As the largest-ever radio telescope, the Square Kilometre Array (SKA) will be a behemoth. As the name implies, the instruments of the massive radio telescope will span well over one square kilometer, using hundreds of dishes and hundreds of thousands of low-frequency aperture array telescopes spread across remote lands in Australia and South Africa that have as little human radio interference as possible. Costing billions of dollars, construction for the SKA was finally approved just six days ago. It won’t be finished until late in the 2020s, but researchers around the world are already preparing for what they anticipate will be an unprecedented deluge of radio astronomy data.
One such team hails from the Pawsey Supercomputing Centre in Perth, Western Australia, located a few hundred kilometers south of one of the SKA sites. In fact, Pawsey itself was “launched in 2014 with the goal of playing a critical role in the Square Kilometre Array project,” explained Ugo Varetto, Pawsey’s CTO, in a presentation at the virtual ISC 2021 conference held last week.
“We recently received 70 million dollars in funding to invest in replacing our computing, network and storage infrastructure,” Varetto said. “With the recently received funding, we acquired a brand new HPE Cray supercomputer named after a small marsupial endemic to areas close to Perth” – the computer is named Setonix – “[and] in a separate procurement, we acquired 60 petabytes of object storage which will be soon be integrated with the HPE supercomputer in the future.”
This equipment is powering, in part, precursor projects to prepare for Pawsey’s work on the SKA in the coming years: data ingestion, data visualization, data lifecycle management, data sharing – in short, data work. This is because the data from radio telescopes – and particularly the anticipated data load from the SKA – pose a serious burden on centers.
“Although the [computational] focus [at Pawsey] has been on radio astronomy, the center today allocates about 80 percent of the computational resources to other domains,” Varetto said. “But 80 percent of the storage is currently filled with radio astronomy data.”
In the absence of the SKA, Pawsey works with the Murchison Widefield Array (MWA), also located north of Perth. In the middle of the MWA, there’s a datacenter inside of a faraday cage, which aggregates all the signals from all the spider-like antennae that cover the MWA using a mix of FPGAs and GPUs (“one of the biggest FPGA deployments in the world,” Varetto said) before the aggregated signals are sent to Pawsey in Perth.
“Now,” Varetto said, “let’s finally talk about pipelines, which is the actual subject of the presentation.”
He means, of course, data pipelines. For the last seven years, Varetto explained, the general radio astronomy pipeline has been to receive, amplify, digitize and combine the signals, then move them into a hierarchical storage management system equipped with tape libraries, sans post-processing and calibration. “Calibrations might happen in different places and at different stages,” Varetto said, “but final calibration steps are normally required to, for example, calibrate the position of a source with respect to another source.”

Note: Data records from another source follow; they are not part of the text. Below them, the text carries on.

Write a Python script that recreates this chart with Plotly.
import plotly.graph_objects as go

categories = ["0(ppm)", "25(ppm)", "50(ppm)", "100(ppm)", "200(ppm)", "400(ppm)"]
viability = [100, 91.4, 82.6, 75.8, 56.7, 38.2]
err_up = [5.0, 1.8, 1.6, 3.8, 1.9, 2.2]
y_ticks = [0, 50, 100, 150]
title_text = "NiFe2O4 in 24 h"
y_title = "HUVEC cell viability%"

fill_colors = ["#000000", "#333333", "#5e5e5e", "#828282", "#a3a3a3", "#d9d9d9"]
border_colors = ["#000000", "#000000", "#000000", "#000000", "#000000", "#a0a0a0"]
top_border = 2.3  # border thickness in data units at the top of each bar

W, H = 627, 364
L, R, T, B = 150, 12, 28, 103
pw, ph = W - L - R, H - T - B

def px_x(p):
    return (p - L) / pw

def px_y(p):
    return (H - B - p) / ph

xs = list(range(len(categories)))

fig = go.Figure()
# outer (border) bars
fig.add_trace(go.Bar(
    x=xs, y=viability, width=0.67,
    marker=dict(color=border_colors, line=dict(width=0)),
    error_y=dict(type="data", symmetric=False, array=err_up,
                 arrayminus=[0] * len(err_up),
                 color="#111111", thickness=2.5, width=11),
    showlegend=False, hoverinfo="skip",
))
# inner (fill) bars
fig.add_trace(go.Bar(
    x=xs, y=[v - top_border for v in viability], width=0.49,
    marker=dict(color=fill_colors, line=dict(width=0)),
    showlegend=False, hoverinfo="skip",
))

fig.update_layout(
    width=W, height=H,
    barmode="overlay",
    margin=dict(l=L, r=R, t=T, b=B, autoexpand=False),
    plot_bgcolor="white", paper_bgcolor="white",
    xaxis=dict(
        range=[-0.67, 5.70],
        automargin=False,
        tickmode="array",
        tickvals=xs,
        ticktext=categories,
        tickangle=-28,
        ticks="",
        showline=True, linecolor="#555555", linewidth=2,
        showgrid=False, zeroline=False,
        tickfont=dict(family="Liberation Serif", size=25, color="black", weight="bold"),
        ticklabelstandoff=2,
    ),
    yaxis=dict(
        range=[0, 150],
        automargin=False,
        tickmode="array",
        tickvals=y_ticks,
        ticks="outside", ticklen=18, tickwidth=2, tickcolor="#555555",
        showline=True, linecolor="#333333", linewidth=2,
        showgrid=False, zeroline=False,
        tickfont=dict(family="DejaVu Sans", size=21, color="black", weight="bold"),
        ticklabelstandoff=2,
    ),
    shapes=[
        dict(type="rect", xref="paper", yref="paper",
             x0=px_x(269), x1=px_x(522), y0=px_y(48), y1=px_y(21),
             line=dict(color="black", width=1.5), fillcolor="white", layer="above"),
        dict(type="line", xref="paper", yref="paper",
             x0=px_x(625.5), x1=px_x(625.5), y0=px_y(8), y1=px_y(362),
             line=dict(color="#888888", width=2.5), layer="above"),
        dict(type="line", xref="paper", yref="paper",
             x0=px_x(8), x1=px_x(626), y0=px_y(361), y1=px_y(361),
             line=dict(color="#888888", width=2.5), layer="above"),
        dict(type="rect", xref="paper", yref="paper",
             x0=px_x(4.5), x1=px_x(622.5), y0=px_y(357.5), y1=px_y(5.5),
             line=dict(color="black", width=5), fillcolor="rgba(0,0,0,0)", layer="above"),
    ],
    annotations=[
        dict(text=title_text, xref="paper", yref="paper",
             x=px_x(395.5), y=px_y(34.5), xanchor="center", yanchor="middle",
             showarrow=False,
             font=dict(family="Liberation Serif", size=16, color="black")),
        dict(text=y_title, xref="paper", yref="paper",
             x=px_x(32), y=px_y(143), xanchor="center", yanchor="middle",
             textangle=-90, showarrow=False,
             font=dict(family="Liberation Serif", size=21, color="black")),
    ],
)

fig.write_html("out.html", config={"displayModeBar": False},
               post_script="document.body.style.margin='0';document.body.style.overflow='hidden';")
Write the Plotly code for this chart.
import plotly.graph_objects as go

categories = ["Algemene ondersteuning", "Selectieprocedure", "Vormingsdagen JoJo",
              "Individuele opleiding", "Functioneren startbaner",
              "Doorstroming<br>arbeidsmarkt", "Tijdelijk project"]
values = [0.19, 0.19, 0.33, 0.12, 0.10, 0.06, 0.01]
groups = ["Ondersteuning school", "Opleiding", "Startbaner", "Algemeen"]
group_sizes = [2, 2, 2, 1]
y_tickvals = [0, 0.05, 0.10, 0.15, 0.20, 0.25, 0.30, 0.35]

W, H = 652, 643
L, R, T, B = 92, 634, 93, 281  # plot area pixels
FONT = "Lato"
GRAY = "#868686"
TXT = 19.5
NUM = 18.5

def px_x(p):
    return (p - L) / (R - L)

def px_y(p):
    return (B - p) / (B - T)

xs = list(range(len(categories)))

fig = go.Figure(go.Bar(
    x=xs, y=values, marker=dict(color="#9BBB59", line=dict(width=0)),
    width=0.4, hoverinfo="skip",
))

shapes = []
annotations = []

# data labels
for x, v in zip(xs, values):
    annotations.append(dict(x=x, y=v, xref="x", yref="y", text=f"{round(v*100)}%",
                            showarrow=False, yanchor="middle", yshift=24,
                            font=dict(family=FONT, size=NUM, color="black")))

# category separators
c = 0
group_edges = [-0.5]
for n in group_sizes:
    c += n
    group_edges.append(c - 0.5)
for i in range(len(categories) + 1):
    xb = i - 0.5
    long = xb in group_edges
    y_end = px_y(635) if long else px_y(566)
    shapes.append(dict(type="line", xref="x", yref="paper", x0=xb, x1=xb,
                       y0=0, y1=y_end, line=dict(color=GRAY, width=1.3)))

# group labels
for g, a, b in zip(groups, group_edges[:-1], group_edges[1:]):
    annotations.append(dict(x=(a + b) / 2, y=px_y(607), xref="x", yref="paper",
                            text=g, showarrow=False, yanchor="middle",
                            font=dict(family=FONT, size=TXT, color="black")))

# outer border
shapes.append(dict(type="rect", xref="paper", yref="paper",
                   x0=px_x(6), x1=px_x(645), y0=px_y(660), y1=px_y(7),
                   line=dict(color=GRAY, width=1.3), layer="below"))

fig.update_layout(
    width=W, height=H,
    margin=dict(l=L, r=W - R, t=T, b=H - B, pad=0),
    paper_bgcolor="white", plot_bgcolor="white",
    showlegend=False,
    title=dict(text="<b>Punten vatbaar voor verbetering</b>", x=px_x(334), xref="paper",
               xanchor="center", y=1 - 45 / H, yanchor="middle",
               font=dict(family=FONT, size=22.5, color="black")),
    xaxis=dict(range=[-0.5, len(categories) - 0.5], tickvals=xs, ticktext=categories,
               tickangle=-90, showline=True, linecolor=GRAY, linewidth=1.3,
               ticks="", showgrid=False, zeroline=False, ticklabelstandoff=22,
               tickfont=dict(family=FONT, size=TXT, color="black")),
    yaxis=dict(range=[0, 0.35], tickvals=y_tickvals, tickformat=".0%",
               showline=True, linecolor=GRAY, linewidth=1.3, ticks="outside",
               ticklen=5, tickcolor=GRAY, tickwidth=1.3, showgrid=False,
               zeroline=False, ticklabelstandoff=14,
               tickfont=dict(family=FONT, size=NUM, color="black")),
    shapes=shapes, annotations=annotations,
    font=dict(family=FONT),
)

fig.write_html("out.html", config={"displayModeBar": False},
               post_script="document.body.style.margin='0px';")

“This model works quite well when the bandwidth is low and the observations are not too big – you are talking about gigabytes to a few terabytes range,” Varetto continued. “But the issue is that when bandwidth and data size [get larger and move toward petabytes of data], more processing needs to be moved into the pipeline because it cannot be easily performed by individual researchers. … All the processing pipelines including that analysis will need to be run on supercomputers.”
Ergo, he argued, functions like calibration and image reconstruction will need to be performed before the data is stored. Otherwise, the scale of the data – a step change from 4K-by-4K cubes to 50K-by-50K cubes – will require an HPC system for analysis.
To that end, he cited the Australian Square Kilometre Array Pathfinder (ASKAP) project, which serves as an example of future processing pipelines. ASKAP has integrated pre- and post-processing and currently, Varetto explained, requires a filesystem for communication between pipeline stages – though he said that in-memory processing would be required to address datasets and bandwidth on the scale of the eventual SKA.
“But also,” he continued, showing a long list of products, “[these analyses] require the support of very diverse software environments, [and it is] hard to impossible to support all of them at once on a single HPC system.”
So at Pawsey, the team is building something. “We’re building an environment that includes a software-configurable layer – namely Shasta, from HPE Cray – on top of a powerful, low-latency, high-bandwidth hardware – again from HPE Cray – and then a number of containers and orchestrators,” Varetto said. With this system, he explained, they can make development, deployment and maintainability of these diverse packages portable across environments.
Varetto further explained that in dealing with real-time data processing pipelines, the time taken to translate network packets across systems needs to be minimized. “In this case, it’s addressed by HPE’s new Slingshot interconnect, based on the Ethernet protocol,” he said.
Of course, there’s still some time before any of this technology is strictly necessary for the SKA.
“We won’t … be using the current systems at Pawsey to support the SKA project,” Varetto said. “But we need to learn how to dynamically run workloads at unprecedented workloads in the meantime.”